Thousands of animal bones recovered from Dispilio, a Neolithic lakeside settlement in Greece, show how ancient farmers raised cattle, pigs, sheep, and goats more than 5,000 years ago.
The findings come from a new study led by Eleni Samartzidou of the Faculty of History and Archaeology at Aristotle University in Thessaloniki, published in the journal L’Anthropologie.
Samartzidou and her team examined 9,471 bones and bone fragments from the site’s main domesticated animals. They studied jawbones and other skeletal parts to estimate the age of the animals at death.

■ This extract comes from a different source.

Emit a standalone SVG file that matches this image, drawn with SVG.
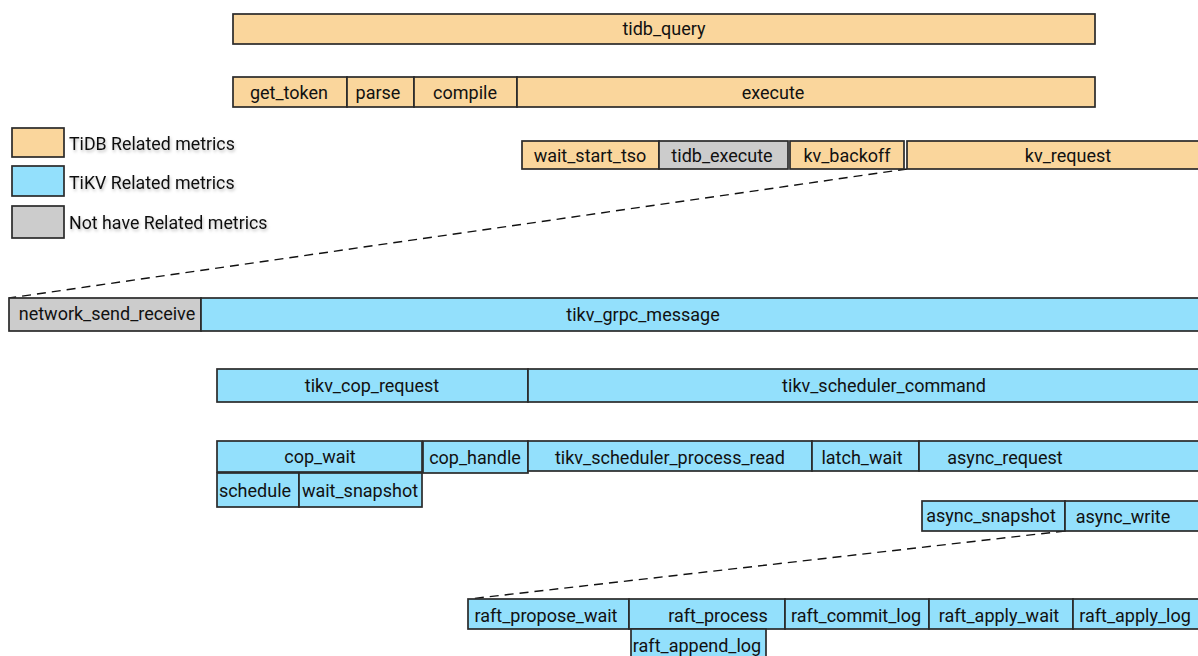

They also measured the bones to track body size changes over time, the sex of the animals, and how far along the domestication process had gone.
The study found that cattle were kept mainly for meat and milk. Pigs were raised for meat and were sometimes killed only after reaching their full adult weight.
Sheep were used mainly for meat, with milk and wool playing a smaller role, and sheep grew larger in size during later periods of the settlement’s history. Goats served mainly as a source of meat and milk, with hides and hair as secondary products.
Animal bones reveal Dispilio’s place in Greece’s Neolithic world
Despite its unusual lakeside setting, Dispilio’s farming methods closely matched those found at other Neolithic sites across Greece.
Researchers describe this as an “intensive mixed farming model,” in which small numbers of animals were raised alongside crops rather than herded on a large scale. The study marks the first detailed look at livestock practices in a prehistoric lakeside community in Greece.
Dispilio sits on the southern shore of Lake Orestias in the Kastoria region of Western Macedonia, about 8 kilometers (5 miles) south of the modern town of Kastoria. The settlement formed a low mound, locally called “Nisi,” meaning island, built up over centuries by human activity and shifting lake levels.
The site covers roughly 10,000 square meters (2.5 acres) and stands out as the only lakeside village in Greece occupied continuously through the entire Neolithic period and into the early Bronze Age.
Bone counts show a slow rise in wild animal remains
Researchers identified close to 10,900 bones and bone fragments down to the species level across five occupation layers.
The share of wild animal remains rose gradually over time, climbing from about 2.6 percent to 4.9 percent in later layers, pointing to a slow shift in how the community used its surrounding environment.
The research team compared the Dispilio bones with animal remains from other major Neolithic sites in Greece.
The comparison showed that despite its distinct lakeside location, Dispilio fits the broader pattern of small-scale, intensive animal farming seen elsewhere in the region during the Neolithic period.